## EXERCISE TASK
Locate the lines of the listing below that hold "with", then copy each of them.

** Start GIVEN DATA **

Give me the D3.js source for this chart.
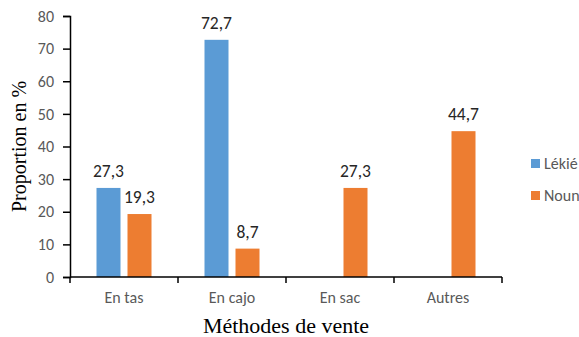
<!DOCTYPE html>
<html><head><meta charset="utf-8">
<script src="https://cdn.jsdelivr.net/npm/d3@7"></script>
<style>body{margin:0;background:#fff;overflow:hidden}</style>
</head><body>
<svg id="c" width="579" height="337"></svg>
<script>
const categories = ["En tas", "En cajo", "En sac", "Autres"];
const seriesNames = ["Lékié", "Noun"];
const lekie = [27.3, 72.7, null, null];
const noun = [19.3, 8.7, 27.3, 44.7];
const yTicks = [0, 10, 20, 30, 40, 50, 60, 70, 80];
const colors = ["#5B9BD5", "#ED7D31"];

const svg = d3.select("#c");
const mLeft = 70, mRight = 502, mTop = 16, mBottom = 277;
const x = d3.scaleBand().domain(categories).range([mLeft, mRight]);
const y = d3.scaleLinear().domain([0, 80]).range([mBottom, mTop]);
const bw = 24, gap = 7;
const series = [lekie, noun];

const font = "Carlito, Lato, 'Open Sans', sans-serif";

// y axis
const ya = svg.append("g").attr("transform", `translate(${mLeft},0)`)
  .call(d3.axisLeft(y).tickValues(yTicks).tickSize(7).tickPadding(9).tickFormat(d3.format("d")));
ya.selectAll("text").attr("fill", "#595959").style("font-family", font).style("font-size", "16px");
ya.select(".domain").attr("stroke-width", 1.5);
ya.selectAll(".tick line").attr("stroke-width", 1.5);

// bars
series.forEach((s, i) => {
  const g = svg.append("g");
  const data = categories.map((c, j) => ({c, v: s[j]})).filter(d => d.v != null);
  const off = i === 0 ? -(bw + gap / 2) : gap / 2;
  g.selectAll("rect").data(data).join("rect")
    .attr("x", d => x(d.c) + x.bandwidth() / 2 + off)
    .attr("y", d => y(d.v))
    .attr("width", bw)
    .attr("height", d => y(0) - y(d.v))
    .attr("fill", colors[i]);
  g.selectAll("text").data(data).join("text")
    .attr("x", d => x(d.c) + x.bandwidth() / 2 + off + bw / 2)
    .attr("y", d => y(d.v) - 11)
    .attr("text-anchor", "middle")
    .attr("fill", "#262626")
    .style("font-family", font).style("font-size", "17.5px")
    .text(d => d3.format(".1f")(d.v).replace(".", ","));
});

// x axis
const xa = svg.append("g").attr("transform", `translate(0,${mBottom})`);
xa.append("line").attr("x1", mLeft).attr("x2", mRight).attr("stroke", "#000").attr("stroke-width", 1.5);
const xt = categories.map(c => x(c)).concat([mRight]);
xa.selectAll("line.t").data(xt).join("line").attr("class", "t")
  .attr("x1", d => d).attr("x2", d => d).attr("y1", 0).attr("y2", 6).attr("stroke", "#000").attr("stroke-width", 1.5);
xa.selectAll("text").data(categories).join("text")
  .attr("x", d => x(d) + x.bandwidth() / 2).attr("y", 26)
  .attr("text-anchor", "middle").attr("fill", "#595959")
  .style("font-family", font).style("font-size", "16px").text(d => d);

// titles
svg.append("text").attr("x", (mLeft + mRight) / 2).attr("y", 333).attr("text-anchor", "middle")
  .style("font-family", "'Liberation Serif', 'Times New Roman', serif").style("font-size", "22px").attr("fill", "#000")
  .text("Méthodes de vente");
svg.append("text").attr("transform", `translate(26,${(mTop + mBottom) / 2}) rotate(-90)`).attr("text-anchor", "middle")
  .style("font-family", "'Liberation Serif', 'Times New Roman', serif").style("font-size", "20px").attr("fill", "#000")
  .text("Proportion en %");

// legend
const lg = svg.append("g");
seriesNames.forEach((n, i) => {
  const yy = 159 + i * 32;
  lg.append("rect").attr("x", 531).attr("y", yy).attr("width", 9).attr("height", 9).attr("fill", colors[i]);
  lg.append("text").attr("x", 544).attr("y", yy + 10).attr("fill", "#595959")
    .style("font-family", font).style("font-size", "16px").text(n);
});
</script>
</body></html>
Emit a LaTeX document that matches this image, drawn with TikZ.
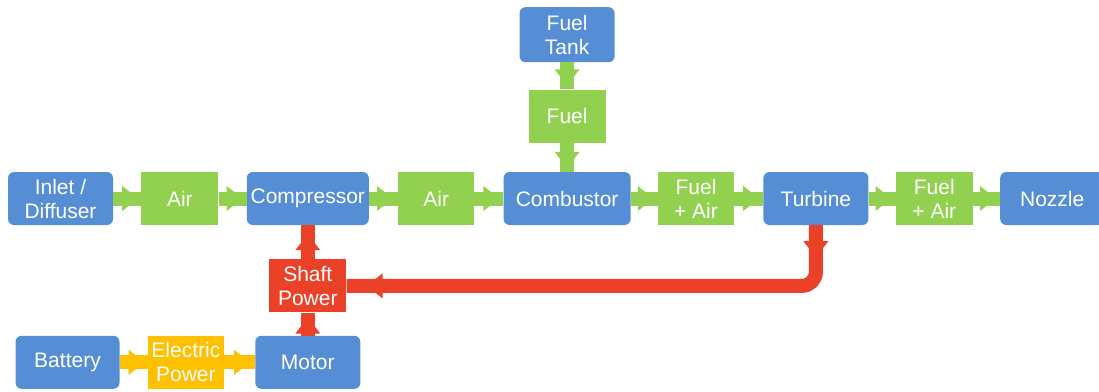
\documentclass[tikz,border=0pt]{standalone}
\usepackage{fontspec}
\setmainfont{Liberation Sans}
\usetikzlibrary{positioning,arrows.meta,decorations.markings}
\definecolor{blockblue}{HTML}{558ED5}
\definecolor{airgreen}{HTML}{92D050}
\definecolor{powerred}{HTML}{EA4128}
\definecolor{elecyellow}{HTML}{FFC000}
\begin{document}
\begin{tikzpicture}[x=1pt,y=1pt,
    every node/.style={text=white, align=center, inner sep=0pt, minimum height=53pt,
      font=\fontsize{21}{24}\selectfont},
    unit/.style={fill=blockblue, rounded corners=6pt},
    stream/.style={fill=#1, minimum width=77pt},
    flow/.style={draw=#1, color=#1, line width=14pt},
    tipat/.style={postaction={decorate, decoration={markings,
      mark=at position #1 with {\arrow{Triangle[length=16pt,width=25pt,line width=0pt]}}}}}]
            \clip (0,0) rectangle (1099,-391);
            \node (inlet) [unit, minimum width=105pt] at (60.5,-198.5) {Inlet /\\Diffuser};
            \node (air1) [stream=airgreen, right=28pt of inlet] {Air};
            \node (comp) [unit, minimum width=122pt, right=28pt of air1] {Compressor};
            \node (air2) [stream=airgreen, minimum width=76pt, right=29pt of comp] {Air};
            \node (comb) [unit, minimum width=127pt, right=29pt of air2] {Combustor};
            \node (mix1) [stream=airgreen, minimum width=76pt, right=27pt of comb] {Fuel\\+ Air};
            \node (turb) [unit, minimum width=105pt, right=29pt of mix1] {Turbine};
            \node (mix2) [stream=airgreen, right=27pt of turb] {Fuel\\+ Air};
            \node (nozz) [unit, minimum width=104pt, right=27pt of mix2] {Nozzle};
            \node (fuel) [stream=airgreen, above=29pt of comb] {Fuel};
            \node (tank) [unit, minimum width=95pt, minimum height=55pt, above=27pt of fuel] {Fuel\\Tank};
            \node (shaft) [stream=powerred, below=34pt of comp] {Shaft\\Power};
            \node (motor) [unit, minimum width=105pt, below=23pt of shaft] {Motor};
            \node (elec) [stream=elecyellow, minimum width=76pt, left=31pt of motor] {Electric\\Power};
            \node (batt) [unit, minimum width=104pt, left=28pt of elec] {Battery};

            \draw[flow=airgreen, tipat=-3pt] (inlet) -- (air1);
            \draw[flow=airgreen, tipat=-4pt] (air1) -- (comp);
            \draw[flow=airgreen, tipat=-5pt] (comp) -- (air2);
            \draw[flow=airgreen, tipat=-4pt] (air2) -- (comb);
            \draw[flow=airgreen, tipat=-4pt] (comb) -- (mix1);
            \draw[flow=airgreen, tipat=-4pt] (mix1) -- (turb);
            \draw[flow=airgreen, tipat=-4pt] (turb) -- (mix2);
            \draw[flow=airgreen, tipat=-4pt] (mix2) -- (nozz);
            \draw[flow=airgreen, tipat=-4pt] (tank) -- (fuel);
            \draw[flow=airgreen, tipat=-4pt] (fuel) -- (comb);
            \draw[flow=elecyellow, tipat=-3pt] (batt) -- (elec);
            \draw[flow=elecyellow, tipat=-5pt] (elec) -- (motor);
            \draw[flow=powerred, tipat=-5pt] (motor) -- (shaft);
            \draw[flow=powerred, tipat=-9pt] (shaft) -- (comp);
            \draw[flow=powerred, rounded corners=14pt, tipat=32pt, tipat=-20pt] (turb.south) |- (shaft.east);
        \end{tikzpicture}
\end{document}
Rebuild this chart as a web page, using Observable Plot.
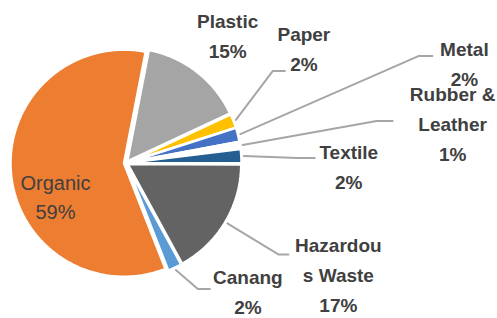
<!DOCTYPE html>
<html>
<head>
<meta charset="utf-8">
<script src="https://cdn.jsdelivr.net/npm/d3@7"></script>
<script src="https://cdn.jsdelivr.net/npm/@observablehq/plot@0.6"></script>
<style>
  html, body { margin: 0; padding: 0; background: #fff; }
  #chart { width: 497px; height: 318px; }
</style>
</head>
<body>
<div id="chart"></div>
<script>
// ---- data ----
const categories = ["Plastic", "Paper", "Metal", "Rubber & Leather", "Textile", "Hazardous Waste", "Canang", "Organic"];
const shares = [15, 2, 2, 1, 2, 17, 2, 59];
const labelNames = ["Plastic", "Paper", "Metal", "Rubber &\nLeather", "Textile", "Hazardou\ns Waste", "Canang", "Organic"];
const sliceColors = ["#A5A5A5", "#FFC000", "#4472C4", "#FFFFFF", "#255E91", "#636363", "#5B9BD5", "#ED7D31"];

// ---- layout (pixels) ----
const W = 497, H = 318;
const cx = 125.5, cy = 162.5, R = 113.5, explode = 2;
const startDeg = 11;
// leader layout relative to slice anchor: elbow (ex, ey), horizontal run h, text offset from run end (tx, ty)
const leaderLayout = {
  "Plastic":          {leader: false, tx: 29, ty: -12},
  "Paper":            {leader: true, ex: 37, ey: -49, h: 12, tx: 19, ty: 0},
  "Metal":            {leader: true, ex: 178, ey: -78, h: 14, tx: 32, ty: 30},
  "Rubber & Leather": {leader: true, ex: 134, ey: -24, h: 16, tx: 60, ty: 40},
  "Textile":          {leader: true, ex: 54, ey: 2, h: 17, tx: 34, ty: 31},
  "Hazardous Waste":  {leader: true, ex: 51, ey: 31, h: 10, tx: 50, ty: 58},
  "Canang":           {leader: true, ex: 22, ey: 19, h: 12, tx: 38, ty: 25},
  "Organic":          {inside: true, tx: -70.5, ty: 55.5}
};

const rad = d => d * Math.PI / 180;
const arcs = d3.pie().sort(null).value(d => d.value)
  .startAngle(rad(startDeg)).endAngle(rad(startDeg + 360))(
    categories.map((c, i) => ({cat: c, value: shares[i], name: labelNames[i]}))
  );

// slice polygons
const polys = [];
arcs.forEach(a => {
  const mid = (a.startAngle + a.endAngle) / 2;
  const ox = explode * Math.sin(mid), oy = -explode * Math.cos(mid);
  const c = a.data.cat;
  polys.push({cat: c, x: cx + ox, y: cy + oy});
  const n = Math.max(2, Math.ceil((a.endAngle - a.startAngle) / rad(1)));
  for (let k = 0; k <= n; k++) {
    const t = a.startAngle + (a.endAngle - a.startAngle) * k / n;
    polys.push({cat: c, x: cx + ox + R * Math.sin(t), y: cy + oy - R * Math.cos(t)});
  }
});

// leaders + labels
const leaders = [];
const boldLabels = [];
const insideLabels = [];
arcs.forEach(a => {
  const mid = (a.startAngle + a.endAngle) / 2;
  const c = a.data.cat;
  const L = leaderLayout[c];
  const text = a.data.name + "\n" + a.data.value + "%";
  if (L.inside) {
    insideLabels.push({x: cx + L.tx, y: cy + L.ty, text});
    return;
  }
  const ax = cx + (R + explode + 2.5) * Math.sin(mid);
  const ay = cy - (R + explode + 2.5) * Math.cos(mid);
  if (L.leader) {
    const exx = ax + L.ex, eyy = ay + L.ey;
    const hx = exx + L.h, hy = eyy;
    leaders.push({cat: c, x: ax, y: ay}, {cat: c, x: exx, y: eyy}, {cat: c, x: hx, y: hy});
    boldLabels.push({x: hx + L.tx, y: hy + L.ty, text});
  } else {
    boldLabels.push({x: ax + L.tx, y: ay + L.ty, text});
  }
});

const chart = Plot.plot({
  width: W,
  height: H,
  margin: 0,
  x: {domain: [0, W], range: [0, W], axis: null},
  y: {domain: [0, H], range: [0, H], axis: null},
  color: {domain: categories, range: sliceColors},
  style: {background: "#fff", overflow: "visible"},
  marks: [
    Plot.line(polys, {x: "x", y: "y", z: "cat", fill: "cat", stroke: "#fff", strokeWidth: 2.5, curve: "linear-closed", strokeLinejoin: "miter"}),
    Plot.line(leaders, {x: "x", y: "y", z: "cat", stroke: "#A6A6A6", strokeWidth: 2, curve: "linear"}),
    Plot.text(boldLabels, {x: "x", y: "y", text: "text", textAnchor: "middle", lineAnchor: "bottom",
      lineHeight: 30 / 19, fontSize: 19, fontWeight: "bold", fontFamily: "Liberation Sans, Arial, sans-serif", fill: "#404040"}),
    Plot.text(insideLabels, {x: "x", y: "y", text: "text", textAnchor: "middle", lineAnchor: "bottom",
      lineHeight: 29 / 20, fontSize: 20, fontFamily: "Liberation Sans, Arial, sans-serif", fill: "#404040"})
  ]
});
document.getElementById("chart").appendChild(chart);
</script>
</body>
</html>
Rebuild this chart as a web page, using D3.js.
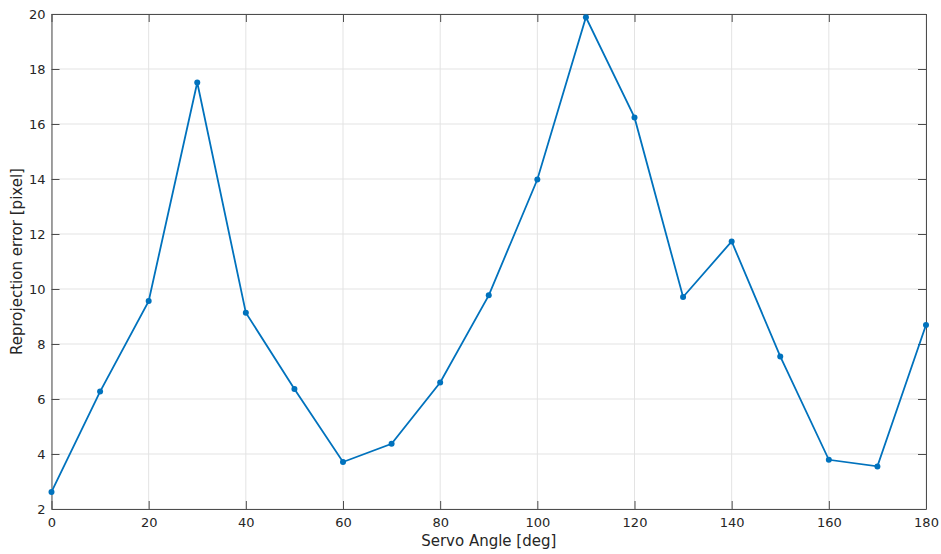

** End GIVEN DATA **

## TASK SOLUTION
Emit a LaTeX document that matches this image, drawn with TikZ.
      mark=at position #1 with {\arrow{Triangle[length=16pt,width=25pt,line width=0pt]}}}}}]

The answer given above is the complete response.